Loading and serving Gluon models on Multi Model Server (MMS)

Multi Model Server (MMS) supports loading and serving MXNet Imperative and Hybrid Gluon models. This is a short tutorial on how to write a custom Gluon model, and then serve it with MMS.

This tutorial covers the following:

Prerequisites
Serve a Gluon model
Conclusion

Prerequisites

Basic Gluon knowledge. If you are using Gluon for the first time, but are familiar with creating a neural network with MXNet or another framework, you may refer this 10 min Gluon crash-course: Predict with a pre-trained model.
Gluon naming. Fine-tuning pre-trained Gluon models requires some understanding of how the naming conventions work. Take a look at the Naming of Gluon Parameter and Blocks tutorial for more information.
Basic MMS knowledge. If you are using MMS for the first time, you should take advantage of the MMS QuickStart tutorial.
MMS installed. If you haven’t already, install MMS with pip or install MMS from source. Either installation will also install MXNet.

Refer to the MXNet model zoo documentation for examples of accessing other models.

Load and serve a Gluon model

There are three scenarios for serving a Gluon model with MMS:

Load and serve a pre-trained Gluon model.
Load and serve a custom imperative Gluon model.
Load and serve a custom hybrid Gluon model.

To learn more about the differences between gluon and hybrid gluon models refer to the following document

Load and serve a pre-trained Gluon model

Loading and serving a pre-trained Gluon model is the simplest of the three scenarios. These models don’t require you to provide symbols and params files.

It is easy to access a model with a couple of lines of code. The following code snippet shows how to load and serve a pretrained Gluon model.

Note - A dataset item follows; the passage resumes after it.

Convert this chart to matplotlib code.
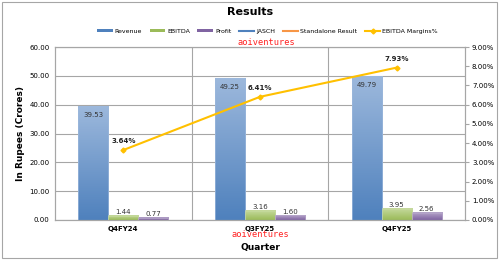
import matplotlib.pyplot as plt
import numpy as np
from matplotlib.colors import LinearSegmentedColormap
from matplotlib.lines import Line2D
from matplotlib.patches import Patch, Rectangle

# Data
quarters = ["Q4FY24", "Q3FY25", "Q4FY25"]
revenue = [39.53, 49.25, 49.79]
ebitda = [1.44, 3.16, 3.95]
profit = [0.77, 1.60, 2.56]
margins = [3.64, 6.41, 7.93]

fig = plt.figure(figsize=(5, 2.6), dpi=100)
fig.patch.set_facecolor("white")
fig.patches.append(Rectangle((0.004, 0.008), 0.99, 0.984, transform=fig.transFigure,
                             fill=False, edgecolor="#a6a6a6", linewidth=0.8))

ax = fig.add_axes([0.11, 0.154, 0.82, 0.665])
x = np.arange(len(quarters))
width = 0.22

series = [
    (revenue, -width, "#4f81bd", "#9cb8dc"),
    (ebitda, 0.0, "#9bbb59", "#c6da9e"),
    (profit, width, "#8064a2", "#b6a6ca"),
]
grad = np.linspace(0, 1, 64).reshape(-1, 1)
for vals, off, dark, light in series:
    cmap = LinearSegmentedColormap.from_list("g", [dark, light])
    for xi, v in zip(x, vals):
        ax.imshow(grad, extent=[xi + off - width / 2, xi + off + width / 2, 0, v],
                  origin="lower", aspect="auto", cmap=cmap, zorder=2)
        ax.add_patch(Rectangle((xi + off - width / 2, 0), width, v, fill=False,
                               edgecolor=light, linewidth=0.5, zorder=3))

for xi, v in zip(x, revenue):
    ax.annotate(f"{v:.2f}", (xi - width, v), xytext=(0, -4), textcoords="offset points",
                ha="center", va="top", fontsize=5, color="#333333", zorder=4)
for vals, off in [(ebitda, 0.0), (profit, width)]:
    for xi, v in zip(x, vals):
        ax.annotate(f"{v:.2f}", (xi + off, v), xytext=(0, 0.5), textcoords="offset points",
                    ha="center", va="bottom", fontsize=5, color="#333333", zorder=4)

ax.set_xlim(-0.5, 2.5)
ax.set_ylim(0, 60)
ax.set_yticks(np.arange(0, 61, 10))
ax.set_yticklabels([f"{t:.2f}" for t in np.arange(0, 61, 10)], fontsize=5)
ax.set_xticks(x)
ax.set_xticklabels(quarters, fontsize=5, fontweight="bold")
ax.tick_params(length=0, pad=4)
ax.grid(axis="y", color="#a6a6a6", linewidth=0.8, zorder=0)
for b in [0.5, 1.5]:
    ax.axvline(b, color="#a6a6a6", linewidth=0.8, zorder=0)
for s in ax.spines.values():
    s.set_color("#a6a6a6")
    s.set_linewidth(0.8)
ax.set_axisbelow(True)
ax.set_ylabel("In Rupees (Crores)", fontsize=6.5, fontweight="bold", labelpad=3)
ax.set_xlabel("Quarter", fontsize=6.5, fontweight="bold", labelpad=8)

ax2 = ax.twinx()
ax2.plot(x, margins, color="#ffc000", linewidth=1.5, marker="D", markersize=2.5, zorder=5)
for xi, m in zip(x, margins):
    ax2.annotate(f"{m:.2f}%", (xi, m), xytext=(0, 4), textcoords="offset points",
                 ha="center", va="bottom", fontsize=5, fontweight="bold", color="#222222")
ax2.set_ylim(0, 9)
ax2.set_yticks(np.arange(0, 10, 1))
ax2.set_yticklabels([f"{t:.2f}%" for t in np.arange(0, 10, 1)], fontsize=5)
ax2.tick_params(length=3, color="#a6a6a6", pad=2)
for s in ax2.spines.values():
    s.set_color("#a6a6a6")
    s.set_linewidth(0.8)

handles = [
    Patch(facecolor="#4f81bd", label="Revenue"),
    Patch(facecolor="#9bbb59", label="EBITDA"),
    Patch(facecolor="#8064a2", label="Profit"),
    Line2D([], [], color="#4f81bd", linewidth=1.5, label="JASCH"),
    Line2D([], [], color="#f79646", linewidth=1.5, label="Standalone Result"),
    Line2D([], [], color="#ffc000", linewidth=1.5, marker="D", markersize=2.5, label="EBITDA Margins%"),
]
fig.legend(handles=handles, loc="center", bbox_to_anchor=(0.535, 0.88), ncol=6, frameon=False,
           fontsize=4.5, handlelength=2.5, handleheight=0.4, columnspacing=1.2, handletextpad=0.3)

fig.text(0.5, 0.955, "Results", ha="center", va="center", fontsize=8, fontweight="bold")
fig.text(0.532, 0.835, "aoiventures", ha="center", va="center", fontsize=6.2,
         family="DejaVu Sans Mono", color="#ff2020")
fig.text(0.52, 0.098, "aoiventures", ha="center", va="center", fontsize=6.2,
         family="DejaVu Sans Mono", color="#ff2020")

fig.savefig("out.png", dpi=100, facecolor="white")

class PretrainedAlexnetService(GluonBaseService):
    """
    Pretrained alexnet Service
    """
    def initialize(self, params):
        self.net = mxnet.gluon.model_zoo.vision.alexnet(pretrained=True)
        self.param_filename = "alexnet.params"
        super(PretrainedAlexnetService, self).initialize(params)

    def postprocess(self, data):
        idx = data.topk(k=5)[0]
        return [[{'class': (self.labels[int(i.asscalar())]).split()[1], 'probability':
                float(data[0, int(i.asscalar())].asscalar())} for i in idx]]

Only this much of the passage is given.